80'lerin başında daha ilk albümünü yayınlamadan önce sıklıkla Buffalo'da konser vermeye giderken, promosyon şirketinin ayarladığı bir ailenin yanında kalırmış hep. Ailenin genç kızı da beklenmeyen bir tesadüfle, Ani DiFranco!

 

New York'ta Folk City dâhil olmak üzere Greenwich Village'nin tanınan mekânlarında 80'lerde kendine yer edinmeye başlarken, gördüğü bir Lou Reed konseri, müziğe ve performansa bakış açısını tamamen değiştirmiş.

 

Şarkılarından da bildiğimiz üzere Vega'nın edebiyat sevgisi büyük.

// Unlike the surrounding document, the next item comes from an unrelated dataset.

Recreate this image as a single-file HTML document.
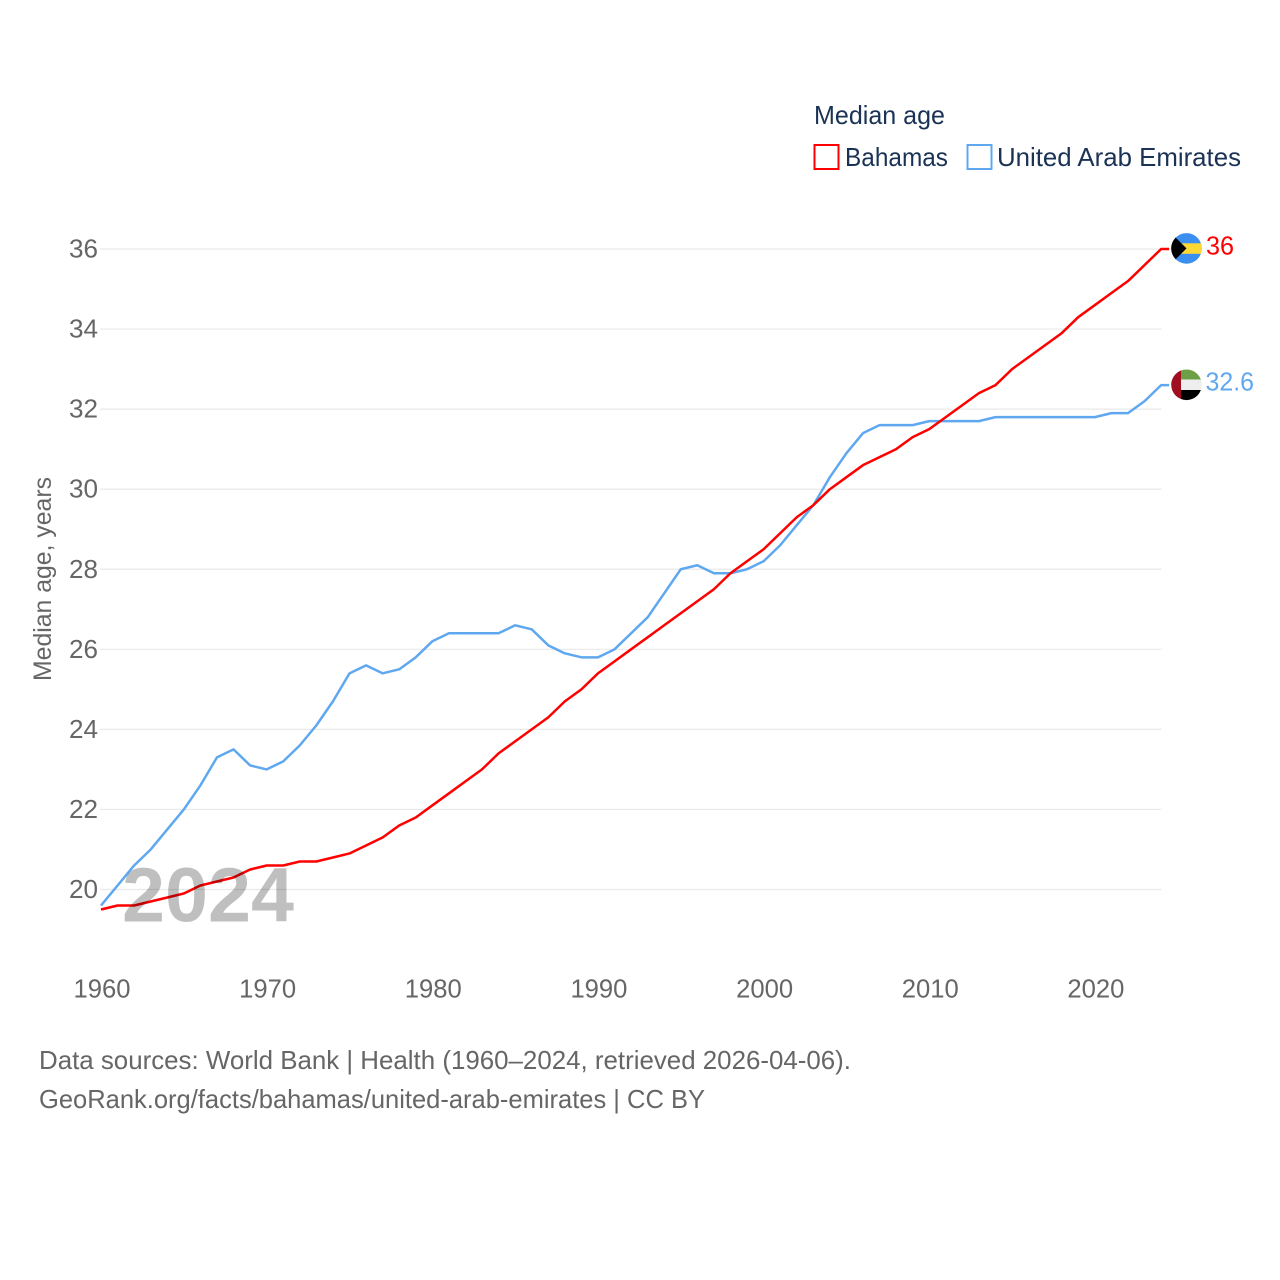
<!DOCTYPE html>
<html>
<head>
<meta charset="utf-8">
<title>Median age: Bahamas and United Arab Emirates</title>
<style>
html,body{margin:0;padding:0;background:#fff;}
svg{display:block;}
text{font-family:"Liberation Sans",sans-serif;}
</style>
</head>
<body>
<svg id="chart" width="1280" height="1280" viewBox="0 0 1280 1280" xmlns="http://www.w3.org/2000/svg">
  <rect width="1280" height="1280" fill="#fff"/>
  <g id="grid"></g>
  <g id="yticks"></g>
  <g id="xticks"></g>
  <text transform="translate(51,681) rotate(-90)" font-size="25" fill="#666" textLength="204" lengthAdjust="spacingAndGlyphs">Median age, years</text>
  <g id="series"></g>
  <text x="122" y="921.500" font-size="77" font-weight="bold" fill="#000" fill-opacity="0.25" textLength="172" lengthAdjust="spacingAndGlyphs">2024</text>

  <text x="814" y="124" font-size="26" fill="#1a3355" textLength="131" lengthAdjust="spacingAndGlyphs">Median age</text>
  <g>
    <rect x="814.500" y="145" width="24" height="24" fill="none" stroke="#ff0000" stroke-width="2"/>
    <text x="845" y="166" font-size="26" fill="#1a3355" textLength="103" lengthAdjust="spacingAndGlyphs">Bahamas</text>
  </g>
  <g>
    <rect x="967.500" y="145" width="24" height="24" fill="none" stroke="#5fa8f0" stroke-width="2"/>
    <text x="997" y="166" font-size="26" fill="#1a3355" textLength="244" lengthAdjust="spacingAndGlyphs">United Arab Emirates</text>
  </g>

  <defs>
    <clipPath id="clip-bs"><circle cx="1186.500" cy="248.400" r="15.300"/></clipPath>
    <clipPath id="clip-ae"><circle cx="1186.500" cy="384.800" r="15.300"/></clipPath>
  </defs>
  <g clip-path="url(#clip-bs)">
    <rect x="1171" y="233" width="31" height="32" fill="#3a8ff0"/>
    <rect x="1171" y="243.300" width="31" height="10.500" fill="#fdd835"/>
    <polygon points="1171,233 1186.500,248.400 1171,264" fill="#000"/>
  </g>
  <g clip-path="url(#clip-ae)">
    <rect x="1181" y="369" width="21" height="10.500" fill="#6d9f45"/>
    <rect x="1181" y="379.500" width="21" height="10.500" fill="#eeeeee"/>
    <rect x="1181" y="390" width="21" height="11" fill="#000"/>
    <rect x="1171" y="369" width="10" height="32" fill="#a00f1f"/>
  </g>
  <text x="1206" y="254.500" font-size="26" fill="#ff0000" textLength="28" lengthAdjust="spacingAndGlyphs">36</text>
  <text x="1205.500" y="390.500" font-size="26" fill="#5fa8f0" textLength="48.500" lengthAdjust="spacingAndGlyphs">32.6</text>

  <text x="39" y="1069" font-size="26" fill="#666" textLength="812" lengthAdjust="spacingAndGlyphs">Data sources: World Bank | Health (1960–2024, retrieved 2026-04-06).</text>
  <text x="39" y="1108" font-size="26" fill="#666" textLength="666" lengthAdjust="spacingAndGlyphs">GeoRank.org/facts/bahamas/united-arab-emirates | CC BY</text>
</svg>
<script>
const startYear = 1960;
const bahamas = [19.5,19.6,19.6,19.7,19.8,19.9,20.1,20.2,20.3,20.5,20.6,20.6,20.7,20.7,20.8,20.9,21.1,21.3,21.6,21.8,22.1,22.4,22.7,23.0,23.4,23.7,24.0,24.3,24.7,25.0,25.4,25.7,26.0,26.3,26.6,26.9,27.2,27.5,27.9,28.2,28.5,28.9,29.3,29.6,30.0,30.3,30.6,30.8,31.0,31.3,31.5,31.8,32.1,32.4,32.6,33.0,33.3,33.6,33.9,34.3,34.6,34.9,35.2,35.6,36.0];
const uae = [19.6,20.1,20.6,21.0,21.5,22.0,22.6,23.3,23.5,23.1,23.0,23.2,23.6,24.1,24.7,25.4,25.6,25.4,25.5,25.8,26.2,26.4,26.4,26.4,26.4,26.6,26.5,26.1,25.9,25.8,25.8,26.0,26.4,26.8,27.4,28.0,28.1,27.9,27.9,28.0,28.2,28.6,29.1,29.6,30.3,30.9,31.4,31.6,31.6,31.6,31.7,31.7,31.7,31.7,31.8,31.8,31.8,31.8,31.8,31.8,31.8,31.9,31.9,32.2,32.6];
const yTicks = [20,22,24,26,28,30,32,34,36];
const xTicks = [1960,1970,1980,1990,2000,2010,2020];

const NS = 'http://www.w3.org/2000/svg';
const xScale = year => 101 + (year - 1960) * 16.565;
const yScale = v => 889.5 - (v - 20) * 40.03;

const gridGroup = document.getElementById('grid');
const yGroup = document.getElementById('yticks');
const xGroup = document.getElementById('xticks');
const seriesGroup = document.getElementById('series');

yTicks.forEach(t => {
  const line = document.createElementNS(NS, 'line');
  
  
  line.setAttribute('x1', 100);
  line.setAttribute('x2', 1161.5);
  line.setAttribute('y1', yScale(t));
  line.setAttribute('y2', yScale(t));
  line.setAttribute('stroke', '#e9e9e9');
  line.setAttribute('stroke-width', 1.2);
  gridGroup.appendChild(line);

  const label = document.createElementNS(NS, 'text');
  
  
  label.setAttribute('x', 98);
  label.setAttribute('y', yScale(t) + 8.5);
  label.setAttribute('text-anchor', 'end');
  label.setAttribute('font-size', 26);
  label.setAttribute('fill', '#666');
  label.setAttribute('textLength', 29);
  label.setAttribute('lengthAdjust', 'spacingAndGlyphs');
  label.textContent = t;
  yGroup.appendChild(label);
});

xTicks.forEach(t => {
  const label = document.createElementNS(NS, 'text');
  
  
  label.setAttribute('x', xScale(t) + 1);
  label.setAttribute('y', 997.5);
  label.setAttribute('text-anchor', 'middle');
  label.setAttribute('font-size', 26);
  label.setAttribute('fill', '#666');
  label.setAttribute('textLength', 57);
  label.setAttribute('lengthAdjust', 'spacingAndGlyphs');
  label.textContent = t;
  xGroup.appendChild(label);
});

function drawSeries(values, color, name) {
  let pts = values.map((v, i) => xScale(startYear + i).toFixed(2) + ',' + yScale(v).toFixed(2));
  const last = values[values.length - 1];
  pts.push((xScale(startYear + values.length - 1) + 8).toFixed(2) + ',' + yScale(last).toFixed(2));
  const line = document.createElementNS(NS, 'polyline');
  
  
  line.setAttribute('points', pts.join(' '));
  line.setAttribute('fill', 'none');
  line.setAttribute('stroke', color);
  line.setAttribute('stroke-width', 2.5);
  line.setAttribute('stroke-linejoin', 'round');
  seriesGroup.appendChild(line);
}

drawSeries(uae, '#5fa8f0', 'line-uae');
drawSeries(bahamas, '#ff0000', 'line-bahamas');
</script>
</body>
</html>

Üniversitede edebiyat okumuş, şarkılarda tarihin ve edebiyatın en sevilen karakterlerine atıflarda bulunmuş, şarkı sözlerinin yanısıra da şiirlerini basmış. En son da 2002 yılında Hans Christian Andersen'in çalışmalarını yaymak adına verilen Ambassador unvanının sahibi olmuş.

 

Güç bela plak şirketini ikna ettikten sonra 1985 yılında çıkan kendi adını taşıyan ilk albümü, Steve Addabbo ve Patti Smith gitaristi Lenny Kaye'le kaydedilmişti. Albüm tabiî ki bizim de bildiğimiz üzere hiç beklenmeyen bir başarı elde etti ve kariyerinin başlangıç noktası oldu.

 

Teknoloji denince akla ilk gelen isim olmayabilir tabiî, fakat Suzanne Vega “MP3'ün Annesi” olarak biliniyor. Karlheinz Brandenburg MP3'ü oluşturan kompresyon algoritmasıyla uğraşırken radyoda “Tom's Diner”ı duymuş ve model olarak Vega'nın sesini kullanmış.

 

1989 yılında Glastonbury'de grubuyla çalmaya gelen Vega, kendisi ve basçısına gelen ölüm tehditleri karşısında kurşun geçirmez yelekle konser vermiş.

 

Tekrar teknolojiye geri dönersek, Suzanne Vega sanal âlem fenomeni Second Life’da bir avatar olarak konser veren ilk ünlü müzisyen olmuş.

 

Suzanne Vega şimdi de 2010 yılında kaydetmeye başladığı dört albümlük Close Up serisinin sonuncusu üzerinde çalışıyor. Konularına göre albümlere ayrılmış bu seride Vega, eski repertuvarına geri dönüp şarkılarını baştan yorumluyor.